*TASK PROMPT*
Copy from the first line below down to and including the line with "const timeTicks = [0, 2, 4, 6, 8, 10, 12];". Skip the pictures.

*SUPPLIED DATA*

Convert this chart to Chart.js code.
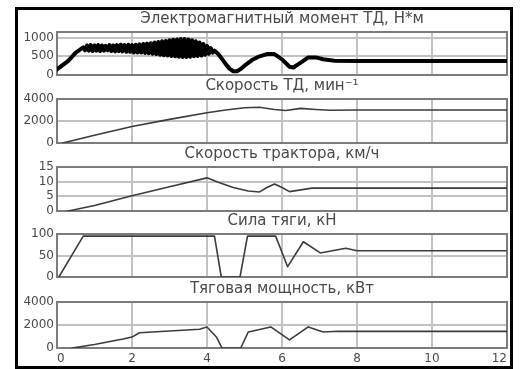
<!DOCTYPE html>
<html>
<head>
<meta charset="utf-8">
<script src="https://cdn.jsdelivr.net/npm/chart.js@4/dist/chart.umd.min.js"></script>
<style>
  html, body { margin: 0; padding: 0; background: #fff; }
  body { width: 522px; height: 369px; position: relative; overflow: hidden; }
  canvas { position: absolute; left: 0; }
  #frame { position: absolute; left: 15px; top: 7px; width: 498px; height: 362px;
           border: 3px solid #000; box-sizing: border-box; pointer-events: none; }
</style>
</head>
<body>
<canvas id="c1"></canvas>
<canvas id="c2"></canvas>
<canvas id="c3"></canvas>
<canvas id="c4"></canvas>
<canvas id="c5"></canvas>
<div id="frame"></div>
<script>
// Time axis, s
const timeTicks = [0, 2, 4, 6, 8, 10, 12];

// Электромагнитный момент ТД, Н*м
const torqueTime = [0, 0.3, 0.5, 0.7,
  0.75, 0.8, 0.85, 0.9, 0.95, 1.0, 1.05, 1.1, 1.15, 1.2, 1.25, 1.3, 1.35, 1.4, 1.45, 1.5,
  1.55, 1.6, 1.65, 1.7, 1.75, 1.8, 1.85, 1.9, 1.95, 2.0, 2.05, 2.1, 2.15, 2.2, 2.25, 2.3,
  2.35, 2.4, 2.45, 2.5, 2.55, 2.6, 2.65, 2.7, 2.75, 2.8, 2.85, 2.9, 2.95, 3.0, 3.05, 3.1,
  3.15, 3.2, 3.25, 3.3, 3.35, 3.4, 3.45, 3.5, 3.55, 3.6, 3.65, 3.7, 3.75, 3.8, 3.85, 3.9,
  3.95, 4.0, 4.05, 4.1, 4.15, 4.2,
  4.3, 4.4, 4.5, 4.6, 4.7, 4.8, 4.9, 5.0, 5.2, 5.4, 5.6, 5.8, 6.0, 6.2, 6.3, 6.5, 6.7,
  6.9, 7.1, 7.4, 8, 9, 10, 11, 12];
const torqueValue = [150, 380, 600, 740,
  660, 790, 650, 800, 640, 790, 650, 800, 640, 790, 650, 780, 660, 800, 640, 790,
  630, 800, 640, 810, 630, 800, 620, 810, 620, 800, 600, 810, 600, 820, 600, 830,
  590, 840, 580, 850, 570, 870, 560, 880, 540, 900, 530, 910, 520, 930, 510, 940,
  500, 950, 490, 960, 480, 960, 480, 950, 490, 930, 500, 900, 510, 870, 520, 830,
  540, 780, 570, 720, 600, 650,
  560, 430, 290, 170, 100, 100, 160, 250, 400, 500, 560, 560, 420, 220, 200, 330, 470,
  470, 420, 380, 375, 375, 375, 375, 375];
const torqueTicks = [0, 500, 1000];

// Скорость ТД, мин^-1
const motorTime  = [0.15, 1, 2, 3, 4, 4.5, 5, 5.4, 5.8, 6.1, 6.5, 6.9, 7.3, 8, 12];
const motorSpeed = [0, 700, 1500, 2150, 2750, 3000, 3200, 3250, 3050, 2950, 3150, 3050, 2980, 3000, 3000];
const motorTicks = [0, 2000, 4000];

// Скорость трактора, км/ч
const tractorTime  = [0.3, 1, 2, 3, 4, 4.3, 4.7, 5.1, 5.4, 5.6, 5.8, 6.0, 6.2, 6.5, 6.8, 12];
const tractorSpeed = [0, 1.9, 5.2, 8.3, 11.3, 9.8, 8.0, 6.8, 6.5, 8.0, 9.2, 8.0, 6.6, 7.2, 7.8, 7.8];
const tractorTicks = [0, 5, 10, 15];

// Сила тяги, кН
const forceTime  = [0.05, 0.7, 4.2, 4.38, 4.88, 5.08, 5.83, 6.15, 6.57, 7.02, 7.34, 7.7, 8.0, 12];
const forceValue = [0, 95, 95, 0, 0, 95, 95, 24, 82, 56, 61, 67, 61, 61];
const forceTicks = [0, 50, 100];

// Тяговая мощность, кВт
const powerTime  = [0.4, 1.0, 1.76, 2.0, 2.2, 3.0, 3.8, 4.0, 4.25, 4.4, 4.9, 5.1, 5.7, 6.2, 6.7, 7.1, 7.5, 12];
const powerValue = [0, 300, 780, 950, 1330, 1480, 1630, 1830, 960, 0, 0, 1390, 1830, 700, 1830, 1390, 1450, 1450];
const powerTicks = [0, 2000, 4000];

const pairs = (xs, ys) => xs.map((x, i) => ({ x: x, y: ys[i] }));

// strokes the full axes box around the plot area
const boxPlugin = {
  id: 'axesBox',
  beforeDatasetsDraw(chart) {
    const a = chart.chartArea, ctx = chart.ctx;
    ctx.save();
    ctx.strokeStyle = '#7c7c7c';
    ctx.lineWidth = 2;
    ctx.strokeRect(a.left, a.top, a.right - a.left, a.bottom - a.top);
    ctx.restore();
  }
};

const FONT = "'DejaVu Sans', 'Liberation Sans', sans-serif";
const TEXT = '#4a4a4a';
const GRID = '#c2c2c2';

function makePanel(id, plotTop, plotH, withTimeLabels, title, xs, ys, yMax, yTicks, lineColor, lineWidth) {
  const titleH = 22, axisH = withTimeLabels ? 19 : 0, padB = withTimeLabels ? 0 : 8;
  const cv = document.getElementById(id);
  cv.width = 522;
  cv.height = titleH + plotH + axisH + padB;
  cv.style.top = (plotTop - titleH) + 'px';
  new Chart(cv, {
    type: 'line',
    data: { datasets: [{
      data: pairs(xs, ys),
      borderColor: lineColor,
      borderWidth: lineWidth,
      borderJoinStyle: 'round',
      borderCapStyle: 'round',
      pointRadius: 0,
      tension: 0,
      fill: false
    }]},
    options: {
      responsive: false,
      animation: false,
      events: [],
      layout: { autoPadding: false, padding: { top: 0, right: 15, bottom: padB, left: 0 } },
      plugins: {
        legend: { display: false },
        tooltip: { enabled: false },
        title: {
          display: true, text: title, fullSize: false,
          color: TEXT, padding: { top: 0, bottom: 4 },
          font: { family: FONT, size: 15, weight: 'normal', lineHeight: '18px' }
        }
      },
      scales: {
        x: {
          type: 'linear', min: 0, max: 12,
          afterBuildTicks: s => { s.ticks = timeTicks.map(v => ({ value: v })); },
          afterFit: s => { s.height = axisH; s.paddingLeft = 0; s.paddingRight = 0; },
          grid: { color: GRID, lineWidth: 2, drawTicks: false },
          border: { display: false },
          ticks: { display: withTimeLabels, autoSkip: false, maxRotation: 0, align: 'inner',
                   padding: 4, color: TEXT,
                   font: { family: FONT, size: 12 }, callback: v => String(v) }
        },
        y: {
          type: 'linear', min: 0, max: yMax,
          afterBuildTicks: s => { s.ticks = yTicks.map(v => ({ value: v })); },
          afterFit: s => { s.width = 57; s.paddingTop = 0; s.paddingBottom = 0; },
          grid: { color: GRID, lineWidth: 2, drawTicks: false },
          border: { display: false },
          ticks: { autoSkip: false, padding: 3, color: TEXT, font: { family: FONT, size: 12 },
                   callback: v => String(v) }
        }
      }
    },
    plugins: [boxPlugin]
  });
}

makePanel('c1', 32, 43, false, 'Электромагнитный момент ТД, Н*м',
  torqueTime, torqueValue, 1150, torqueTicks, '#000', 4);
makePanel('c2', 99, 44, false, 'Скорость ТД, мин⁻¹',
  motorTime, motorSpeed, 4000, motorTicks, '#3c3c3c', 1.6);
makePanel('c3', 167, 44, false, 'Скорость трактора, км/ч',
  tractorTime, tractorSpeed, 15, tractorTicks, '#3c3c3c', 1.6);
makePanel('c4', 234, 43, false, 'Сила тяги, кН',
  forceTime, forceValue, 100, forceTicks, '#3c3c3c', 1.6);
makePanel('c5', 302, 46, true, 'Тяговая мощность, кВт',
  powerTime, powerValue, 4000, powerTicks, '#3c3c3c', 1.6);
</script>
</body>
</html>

*SOLUTION FOR THIS TASK*
Convert this chart to Chart.js code.
<!DOCTYPE html>
<html>
<head>
<meta charset="utf-8">
<script src="https://cdn.jsdelivr.net/npm/chart.js@4/dist/chart.umd.min.js"></script>
<style>
  html, body { margin: 0; padding: 0; background: #fff; }
  body { width: 522px; height: 369px; position: relative; overflow: hidden; }
  canvas { position: absolute; left: 0; }
  #frame { position: absolute; left: 15px; top: 7px; width: 498px; height: 362px;
           border: 3px solid #000; box-sizing: border-box; pointer-events: none; }
</style>
</head>
<body>
<canvas id="c1"></canvas>
<canvas id="c2"></canvas>
<canvas id="c3"></canvas>
<canvas id="c4"></canvas>
<canvas id="c5"></canvas>
<div id="frame"></div>
<script>
// Time axis, s
const timeTicks = [0, 2, 4, 6, 8, 10, 12];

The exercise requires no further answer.